Although most stories probably haven't been that dramatic--the majority involve her playing music for patients, not the other way around--Branson has more than 1,000 such experiences to share about patients she's seen during the past 14 months who are wracked with pain or anxiety, and in some cases, are near death.
"Today, a patient with several readmissions came back. The nurse said, `She's so agitated. She's in soft constraints. I don't know what you can do,' " says Branson, adding that she lulled the woman to sleep. The nurse's "eyes got huge, and she said, `That's the most calm I've ever seen her, and she's been here for weeks.' " Adds Branson, "Most performers don't like it when their audience falls asleep. Those are my best days."
In addition to Branson's services, 248-bed Norton Audubon, Louisville, Ky., provides an in-house listening library of more than 1,500 recordings for patients and staff. These services--which patient-satisfaction scores show meet patients' emotional needs, improve their stay and would be used again--have garnered Norton Audubon the Spirit of Excellence service award.
Funding did not come easily: Hospital chaplain Keitha Brasler, who championed the idea, received a grant for the music library from Joanie Lerman, widow of pathologist and music lover Robert Lerman, who had received great comfort from a similar facility at Memorial Sloan-Kettering Cancer Center in New York City, where he had been a patient.
"Seeing how much he enjoyed that passive listening to music and what a difference that made to him, I went to our director of nursing and said, `Why don't we make this available?' " Brasler recalls.

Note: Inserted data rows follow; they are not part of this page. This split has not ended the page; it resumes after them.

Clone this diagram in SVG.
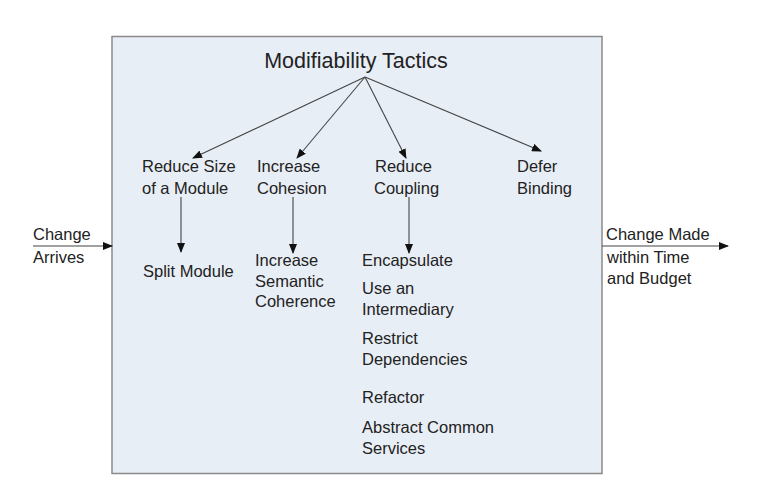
<svg xmlns="http://www.w3.org/2000/svg" width="768" height="496" viewBox="0 0 768 496">
<style>
text{font-family:"Liberation Sans",Arial,sans-serif;font-size:16.5px;fill:#222}
.title{font-size:21.5px}
.c{stroke:#444;stroke-width:1.1;fill:none;marker-end:url(#ah)}
</style>
<defs>
<marker id="ah" markerWidth="10" markerHeight="8" refX="9" refY="4" orient="auto" markerUnits="userSpaceOnUse">
<path d="M0,0 L10,4 L0,8 z" fill="#111"/>
</marker>
</defs>
<rect width="768" height="496" fill="#fff"/>
<g id="frame"><rect x="112" y="36.5" width="490" height="437" fill="#e8eef6" stroke="#8a8a8a" stroke-width="1.5"/></g>
<g id="root"><text class="title" x="356" y="68" text-anchor="middle">Modifiability Tactics</text></g>
<g id="reduce-size"><text x="142" y="172">Reduce Size</text><text x="142" y="194">of a Module</text></g>
<g id="increase-cohesion"><text x="257" y="172">Increase</text><text x="257" y="194">Cohesion</text></g>
<g id="reduce-coupling"><text x="375" y="172">Reduce</text><text x="374" y="194">Coupling</text></g>
<g id="defer-binding"><text x="517" y="172">Defer</text><text x="517" y="194">Binding</text></g>
<g id="split-module"><text x="143" y="277">Split Module</text></g>
<g id="semantic-coherence"><text x="255" y="266">Increase</text><text x="255" y="287">Semantic</text><text x="255" y="307">Coherence</text></g>
<g id="coupling-tactics">
<text x="362" y="266">Encapsulate</text>
<text x="362" y="294">Use an</text><text x="362" y="315">Intermediary</text>
<text x="362" y="344">Restrict</text><text x="362" y="365">Dependencies</text>
<text x="362" y="403">Refactor</text>
<text x="362" y="433">Abstract Common</text><text x="362" y="454">Services</text>
</g>
<g id="change-arrives"><text x="33" y="240">Change</text><text x="33" y="263">Arrives</text></g>
<g id="change-made"><text x="606" y="240">Change Made</text><text x="607" y="263">within Time</text><text x="607" y="284">and Budget</text></g>
<g id="connectors">
<line class="c" x1="365" y1="77" x2="193" y2="158"/>
<line class="c" x1="365" y1="77" x2="297" y2="158"/>
<line class="c" x1="365" y1="77" x2="406" y2="158"/>
<line class="c" x1="365" y1="77" x2="541" y2="151"/>
<line class="c" x1="181" y1="197" x2="181" y2="252"/>
<line class="c" x1="293" y1="197" x2="293" y2="253"/>
<line class="c" x1="409" y1="197" x2="409" y2="253"/>
<line class="c" x1="33" y1="246" x2="112" y2="246"/>
<line class="c" x1="602" y1="246" x2="728" y2="246"/>
</g>
</svg>
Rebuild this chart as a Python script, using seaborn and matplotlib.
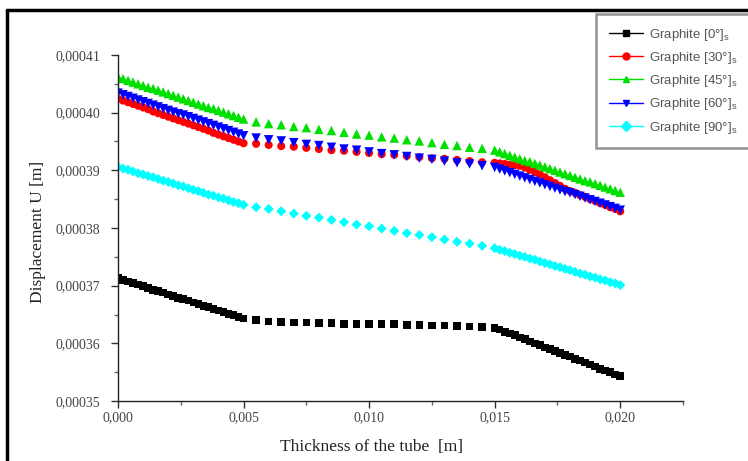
import matplotlib
matplotlib.use("Agg")
import matplotlib.pyplot as plt
from matplotlib.lines import Line2D
from matplotlib.ticker import FuncFormatter, MultipleLocator
import pandas as pd
import seaborn as sns
import numpy as np

# espessura do tubo [m]: camada 1 (malha fina), camada 2 (malha grossa), camada 3 (malha fina)
espessura = [
    0.0000, 0.0002, 0.0004, 0.0006, 0.0008, 0.0010, 0.0012, 0.0014, 0.0016, 0.0018,
    0.0020, 0.0022, 0.0024, 0.0026, 0.0028, 0.0030, 0.0032, 0.0034, 0.0036, 0.0038,
    0.0040, 0.0042, 0.0044, 0.0046, 0.0048, 0.0050,
    0.0055, 0.0060, 0.0065, 0.0070, 0.0075, 0.0080, 0.0085, 0.0090, 0.0095, 0.0100,
    0.0105, 0.0110, 0.0115, 0.0120, 0.0125, 0.0130, 0.0135, 0.0140, 0.0145, 0.0150,
    0.0152, 0.0154, 0.0156, 0.0158, 0.0160, 0.0162, 0.0164, 0.0166, 0.0168, 0.0170,
    0.0172, 0.0174, 0.0176, 0.0178, 0.0180, 0.0182, 0.0184, 0.0186, 0.0188, 0.0190,
    0.0192, 0.0194, 0.0196, 0.0198, 0.0200,
]

# deslocamento U [m]
u_0 = [
    0.0003713, 0.0003710, 0.0003707, 0.0003705, 0.0003702, 0.0003699, 0.0003696, 0.0003693, 0.0003691, 0.0003688,
    0.0003685, 0.0003682, 0.0003679, 0.0003677, 0.0003674, 0.0003671, 0.0003668, 0.0003665, 0.0003663, 0.0003660,
    0.0003657, 0.0003654, 0.0003651, 0.0003649, 0.0003646, 0.0003643,
    0.0003640, 0.0003638, 0.0003637, 0.0003636, 0.0003636, 0.0003635, 0.0003635, 0.0003634, 0.0003634, 0.0003634,
    0.0003633, 0.0003633, 0.0003632, 0.0003632, 0.0003631, 0.0003631, 0.0003630, 0.0003629, 0.0003628, 0.0003627,
    0.0003624, 0.0003620, 0.0003617, 0.0003614, 0.0003610, 0.0003607, 0.0003603, 0.0003600, 0.0003597, 0.0003593,
    0.0003590, 0.0003587, 0.0003583, 0.0003580, 0.0003577, 0.0003573, 0.0003570, 0.0003567, 0.0003563, 0.0003560,
    0.0003556, 0.0003553, 0.0003550, 0.0003546, 0.0003543,
]
u_30 = [
    0.0004024, 0.0004021, 0.0004018, 0.0004015, 0.0004012, 0.0004009, 0.0004006, 0.0004002, 0.0003999, 0.0003996,
    0.0003993, 0.0003990, 0.0003987, 0.0003984, 0.0003981, 0.0003978, 0.0003975, 0.0003972, 0.0003969, 0.0003965,
    0.0003962, 0.0003959, 0.0003956, 0.0003953, 0.0003950, 0.0003947,
    0.0003946, 0.0003944, 0.0003942, 0.0003941, 0.0003939, 0.0003937, 0.0003935, 0.0003934, 0.0003932, 0.0003930,
    0.0003928, 0.0003927, 0.0003925, 0.0003923, 0.0003921, 0.0003920, 0.0003918, 0.0003916, 0.0003914, 0.0003913,
    0.0003912, 0.0003911, 0.0003910, 0.0003909, 0.0003908, 0.0003905, 0.0003901, 0.0003897, 0.0003893, 0.0003888,
    0.0003883, 0.0003878, 0.0003873, 0.0003868, 0.0003864, 0.0003861, 0.0003857, 0.0003854, 0.0003850, 0.0003847,
    0.0003843, 0.0003840, 0.0003836, 0.0003833, 0.0003829,
]
u_45 = [
    0.0004062, 0.0004059, 0.0004056, 0.0004053, 0.0004050, 0.0004047, 0.0004044, 0.0004042, 0.0004039, 0.0004036,
    0.0004033, 0.0004030, 0.0004027, 0.0004024, 0.0004021, 0.0004018, 0.0004015, 0.0004012, 0.0004009, 0.0004007,
    0.0004004, 0.0004001, 0.0003998, 0.0003995, 0.0003992, 0.0003989,
    0.0003984, 0.0003981, 0.0003979, 0.0003976, 0.0003974, 0.0003971, 0.0003969, 0.0003966, 0.0003963, 0.0003961,
    0.0003958, 0.0003956, 0.0003953, 0.0003951, 0.0003948, 0.0003945, 0.0003943, 0.0003940, 0.0003938, 0.0003935,
    0.0003932, 0.0003929, 0.0003926, 0.0003923, 0.0003920, 0.0003917, 0.0003915, 0.0003912, 0.0003909, 0.0003906,
    0.0003903, 0.0003900, 0.0003897, 0.0003894, 0.0003891, 0.0003888, 0.0003885, 0.0003882, 0.0003880, 0.0003877,
    0.0003874, 0.0003871, 0.0003868, 0.0003865, 0.0003862,
]
u_60 = [
    0.0004034, 0.0004031, 0.0004028, 0.0004025, 0.0004022, 0.0004019, 0.0004016, 0.0004013, 0.0004010, 0.0004007,
    0.0004004, 0.0004001, 0.0003998, 0.0003996, 0.0003993, 0.0003990, 0.0003987, 0.0003984, 0.0003981, 0.0003978,
    0.0003975, 0.0003972, 0.0003969, 0.0003966, 0.0003963, 0.0003960,
    0.0003956, 0.0003953, 0.0003951, 0.0003948, 0.0003945, 0.0003943, 0.0003940, 0.0003937, 0.0003935, 0.0003932,
    0.0003929, 0.0003927, 0.0003924, 0.0003921, 0.0003919, 0.0003916, 0.0003913, 0.0003911, 0.0003908, 0.0003905,
    0.0003902, 0.0003899, 0.0003896, 0.0003893, 0.0003890, 0.0003887, 0.0003884, 0.0003881, 0.0003878, 0.0003875,
    0.0003872, 0.0003869, 0.0003866, 0.0003863, 0.0003861, 0.0003858, 0.0003855, 0.0003852, 0.0003849, 0.0003846,
    0.0003843, 0.0003840, 0.0003837, 0.0003834, 0.0003831,
]
u_90 = [
    0.0003906, 0.0003903, 0.0003901, 0.0003898, 0.0003895, 0.0003893, 0.0003890, 0.0003888, 0.0003885, 0.0003882,
    0.0003880, 0.0003877, 0.0003874, 0.0003872, 0.0003869, 0.0003866, 0.0003864, 0.0003861, 0.0003858, 0.0003856,
    0.0003853, 0.0003851, 0.0003848, 0.0003845, 0.0003843, 0.0003840,
    0.0003836, 0.0003833, 0.0003829, 0.0003825, 0.0003821, 0.0003818, 0.0003814, 0.0003810, 0.0003806, 0.0003803,
    0.0003799, 0.0003795, 0.0003791, 0.0003788, 0.0003784, 0.0003780, 0.0003776, 0.0003773, 0.0003769, 0.0003765,
    0.0003762, 0.0003760, 0.0003757, 0.0003755, 0.0003752, 0.0003750, 0.0003747, 0.0003745, 0.0003742, 0.0003739,
    0.0003737, 0.0003734, 0.0003732, 0.0003729, 0.0003727, 0.0003724, 0.0003721, 0.0003719, 0.0003716, 0.0003714,
    0.0003711, 0.0003709, 0.0003706, 0.0003704, 0.0003701,
]

rotulos = [r"Graphite [0°]$_s$", r"Graphite [30°]$_s$", r"Graphite [45°]$_s$",
           r"Graphite [60°]$_s$", r"Graphite [90°]$_s$"]
series = [u_0, u_30, u_45, u_60, u_90]

# ==============================================================================
# PROCESSAMENTO
# ==============================================================================
df = pd.concat(
    [pd.DataFrame({"x": espessura, "u": s, "caso": r}) for r, s in zip(rotulos, series)],
    ignore_index=True,
)

# ==============================================================================
# GRAFICO
# ==============================================================================
sns.set_style("white")
plt.rcParams["mathtext.default"] = "regular"

cores = dict(zip(rotulos, ["#000000", "#ff0000", "#00e000", "#0000ff", "#00ffff"]))
marcadores = dict(zip(rotulos, ["s", "o", "^", "v", "D"]))
tamanhos = dict(zip(rotulos, [30, 34, 46, 46, 26]))

fig = plt.figure(figsize=(7.48, 4.61), dpi=100)
ax = fig.add_axes([118 / 748, 60 / 461, 565 / 748, 346 / 461])

for r in rotulos:
    sub = df[df["caso"] == r]
    sns.scatterplot(data=sub, x="x", y="u", color=cores[r], marker=marcadores[r],
                    s=tamanhos[r], edgecolor="none", linewidth=0, ax=ax, legend=False)

ax.set_xlim(0, 0.0225)
ax.set_ylim(0.00035, 0.00041)
ax.xaxis.set_major_locator(MultipleLocator(0.005))
ax.xaxis.set_minor_locator(MultipleLocator(0.0025))
ax.yaxis.set_major_locator(MultipleLocator(0.00001))
ax.yaxis.set_minor_locator(MultipleLocator(0.000005))
ax.xaxis.set_major_formatter(FuncFormatter(lambda v, p: f"{v:.3f}".replace(".", ",")))
ax.yaxis.set_major_formatter(FuncFormatter(lambda v, p: f"{v:.5f}".replace(".", ",")))

for lado in ["top", "right"]:
    ax.spines[lado].set_visible(False)
for lado in ["left", "bottom"]:
    ax.spines[lado].set_color("#222222")
    ax.spines[lado].set_linewidth(1.0)

ax.tick_params(which="major", direction="out", length=5, width=1, color="#333333",
               left=True, bottom=True, labelsize=10, labelcolor="#444444")
ax.tick_params(which="minor", direction="out", length=3, width=1, color="#666666",
               left=True, bottom=True)
ax.tick_params(axis="y", which="major", pad=8)
ax.tick_params(axis="x", which="major", pad=2)
for t in ax.get_xticklabels() + ax.get_yticklabels():
    t.set_family("Liberation Serif")

ax.set_xlabel("Thickness of the tube  [m]", family="Liberation Serif", fontsize=12.5,
              color="#222222")
ax.set_ylabel("Displacement U [m]", family="Liberation Serif", fontsize=12.5,
              color="#222222")
ax.xaxis.set_label_coords((371 - 118) / 565, (401 - 447) / 346)
ax.xaxis.label.set_va("center")
ax.yaxis.set_label_coords((38 - 118) / 565, (401 - 232) / 346)
ax.yaxis.label.set_va("center")

handles = [Line2D([], [], color=cores[r], marker=marcadores[r], markersize=5,
                  linewidth=1.0) for r in rotulos]
leg = ax.legend(handles, rotulos, loc="upper left",
                bbox_to_anchor=(596 / 748, 1 - 14 / 461), bbox_transform=fig.transFigure,
                frameon=True, fancybox=False, prop={"family": "Liberation Sans", "size": 9.5},
                handlelength=2.6, labelspacing=0.55, borderpad=0.95, handletextpad=0.5,
                borderaxespad=0)
leg.get_frame().set_edgecolor("#777777")
leg.get_frame().set_linewidth(1.8)
for t in leg.get_texts():
    t.set_color("#555555")

# moldura externa da figura
fig.add_artist(Line2D([7 / 748, 7 / 748], [0, 1 - 10 / 461], transform=fig.transFigure,
                      color="black", linewidth=2.5))
fig.add_artist(Line2D([7 / 748, 1], [1 - 10 / 461, 1 - 10 / 461], transform=fig.transFigure,
                      color="black", linewidth=2.5))

fig.savefig("out.png", dpi=100)
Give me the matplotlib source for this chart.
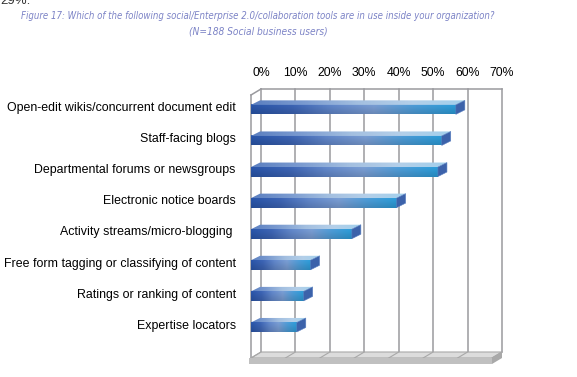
import numpy as np
import matplotlib
matplotlib.use("Agg")
import matplotlib.pyplot as plt
from matplotlib.colors import LinearSegmentedColormap
from matplotlib.patches import Polygon
import matplotlib.transforms as mtrans

# data
tools = [
    "Open-edit wikis/concurrent document edit",
    "Staff-facing blogs",
    "Departmental forums or newsgroups",
    "Electronic notice boards",
    "Activity streams/micro-blogging ",
    "Free form tagging or classifying of content",
    "Ratings or ranking of content",
    "Expertise locators",
]
share = [59.5, 55.4, 54.3, 42.3, 29.3, 17.3, 15.3, 13.3]
ticks = [0, 10, 20, 30, 40, 50, 60, 70]
tick_labels = ["0%", "10%", "20%", "30%", "40%", "50%", "60%", "70%"]

W, H = 577, 377
fig = plt.figure(figsize=(W / 100, H / 100), dpi=100)

# front plane of the 3D box
ax_l, ax_r, ax_t, ax_b = 251, 492, 95, 358
ax = fig.add_axes([ax_l / W, 1 - ax_b / H, (ax_r - ax_l) / W, (ax_b - ax_t) / H])
xmin, xmax = 0, 70
ymin, ymax = -0.99, 7.47
ax.set_xlim(xmin, xmax)
ax.set_ylim(ymin, ymax)
for s in ax.spines.values():
    s.set_visible(False)

# pixel -> data helpers (for the depth offsets only)
px_x = (xmax - xmin) / (ax_r - ax_l)
px_y = (ymax - ymin) / (ax_b - ax_t)

wdx, wdy = 10 * px_x, 6 * px_y      # wall depth
bdx, bdy = 9 * px_x, 4.5 * px_y     # bar depth
slab = 6 * px_y
grid_c = "#9a9a9e"

# back wall gridlines + edges
for t in ticks:
    ax.plot([t + wdx, t + wdx], [ymin + wdy, ymax + wdy], color=grid_c, lw=1.1,
            clip_on=False, zorder=1)
ax.plot([xmin + wdx, xmax + wdx], [ymax + wdy, ymax + wdy], color=grid_c, lw=1.1,
        clip_on=False, zorder=1)
# left wall
ax.plot([xmin, xmin], [ymin, ymax], color=grid_c, lw=1.1, clip_on=False, zorder=1)
ax.plot([xmin, xmin + wdx], [ymax, ymax + wdy], color=grid_c, lw=1.1, clip_on=False, zorder=1)

# floor
floor_top = Polygon([(xmin, ymin), (xmax, ymin), (xmax + wdx, ymin + wdy), (xmin + wdx, ymin + wdy)],
                    closed=True, facecolor="#dcdcdc", edgecolor="#a8a8a8", lw=0.8,
                    clip_on=False, zorder=2)
ax.add_patch(floor_top)
for t in ticks:
    ax.plot([t, t + wdx], [ymin, ymin + wdy], color="#a8a8a8", lw=0.8, clip_on=False, zorder=2)
floor_front = Polygon([(xmin - 0.6, ymin), (xmax, ymin), (xmax, ymin - slab), (xmin - 0.6, ymin - slab)],
                      closed=True, facecolor="#c0c0c0", edgecolor="none", clip_on=False, zorder=2)
ax.add_patch(floor_front)
floor_side = Polygon([(xmax, ymin), (xmax + wdx, ymin + wdy), (xmax + wdx, ymin + wdy - slab),
                      (xmax, ymin - slab)],
                     closed=True, facecolor="#a9a9a9", edgecolor="none", clip_on=False, zorder=2)
ax.add_patch(floor_side)

# bar colours
front_cmap = LinearSegmentedColormap.from_list(
    "front", ["#2852a3", "#3a60ad", "#5e82c2", "#7597cb", "#4a96cf", "#2a96d0"])
top_cmap = LinearSegmentedColormap.from_list(
    "top", ["#5b7fc0", "#7b9bd0", "#a3bfe0", "#b4cfe9", "#a2d0ec"])

ypos = np.arange(len(tools))[::-1]
h = 9.5 * px_y
for yv, v in zip(ypos, share):
    n = 200
    g = np.linspace(0, 1, n)
    # front face
    rgb = front_cmap(g)[:, :3]
    shade = np.linspace(1.05, 0.9, 12)[:, None, None]
    img = np.clip(rgb[None, :, :] * shade, 0, 1)
    ax.imshow(img, extent=(0, v, yv - h / 2, yv + h / 2), aspect="auto",
              interpolation="bilinear", zorder=4, origin="upper")
    # top face
    top_poly = Polygon([(0, yv + h / 2), (v, yv + h / 2), (v + bdx, yv + h / 2 + bdy),
                        (bdx, yv + h / 2 + bdy)], closed=True, facecolor="none",
                       edgecolor="none", transform=ax.transData)
    ax.add_patch(top_poly)
    timg = top_cmap(g)[:, :3][None, :, :]
    im = ax.imshow(timg, extent=(0, v + bdx, yv + h / 2, yv + h / 2 + bdy), aspect="auto",
                   interpolation="bilinear", zorder=4)
    im.set_clip_path(top_poly)
    # end face
    ax.add_patch(Polygon([(v, yv - h / 2), (v, yv + h / 2), (v + bdx, yv + h / 2 + bdy),
                          (v + bdx, yv - h / 2 + bdy)], closed=True,
                         facecolor="#3c62aa", edgecolor="#5a80c0", lw=0.4, zorder=5))

ax.set_xlim(xmin, xmax)
ax.set_ylim(ymin, ymax)

# axes ticks
ax.xaxis.tick_top()
ax.set_xticks(ticks)
ax.set_xticklabels(tick_labels, fontsize=8.8, family="Liberation Sans")
ax.tick_params(axis="x", length=0, pad=11.5)
ax.set_yticks(ypos)
ax.set_yticklabels(tools, fontsize=8.9, family="Liberation Sans")
ax.tick_params(axis="y", length=0, pad=11)

shift_x = mtrans.ScaledTranslation(10 / 100, 0, fig.dpi_scale_trans)
for lab in ax.get_xticklabels():
    lab.set_transform(lab.get_transform() + shift_x)
shift_y = mtrans.ScaledTranslation(0, 3 / 100, fig.dpi_scale_trans)
for lab in ax.get_yticklabels():
    lab.set_transform(lab.get_transform() + shift_y)

# title (condensed italic in the reference; shrink to about the same width if no narrow face)
title_kw = dict(ha="center", va="center", style="italic", color="#7c83c6",
                family=["Liberation Sans Narrow", "DejaVu Sans"], fontstretch="condensed")
t1 = fig.text(257.5 / W, 1 - 16 / H,
              "Figure 17: Which of the following social/Enterprise 2.0/collaboration tools are in use inside your organization?",
              fontsize=8, **title_kw)
t2 = fig.text(258 / W, 1 - 31 / H, "(N=188 Social business users)", fontsize=8, **title_kw)
fig.canvas.draw()
wpx = t1.get_window_extent().width
size = 8 * 475 / wpx
t1.set_fontsize(size)
t2.set_fontsize(size * 1.05)

fig.text(0, 1 - 4 / H, "29%.", ha="left", va="baseline", fontsize=9.5,
         family="Liberation Sans", color="#333333")

fig.savefig("out.png", dpi=100)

But music therapists told her the library would accomplish little without a therapist. It took another 18 months to find the funding to hire Branson. "That was the dream and the vision put out there for us," Brasler says. "I've heard from some nurse managers, in particular, who tell me now-they didn't tell me at the time--but back then they were thinking to themselves, `That would probably be a nice thing to do, but it couldn't work.' "
Even now, medical staff often have to see Branson in action to believe in the clinical relevance, Brasler says. "A light bulb goes on: `Oh, I get it now!' " she says. "It took us awhile to get there. They thought it was a nice thing to do, but in terms of a medical intervention they weren't really understanding how it would work."
"Music can really get to the spirit when particular patients are suffering," says Dave Winslow, a physician at Norton Audubon. "Somehow the music seems to block that out and bring them to a more peaceful state."
Branson says patients with chronic illnesses often ask for her when they return to the facility before she's even aware they're back. "They'll call, and they'll say, `I'm in room so-and-so. Come on up,' " she says.
Judge Edwin Oley, president of Allen Medical Center in Oberlin, Ohio, said he thought the service programs overall were "outstanding ... The hospital industry is focusing on service excellence and the bar continues to be raised."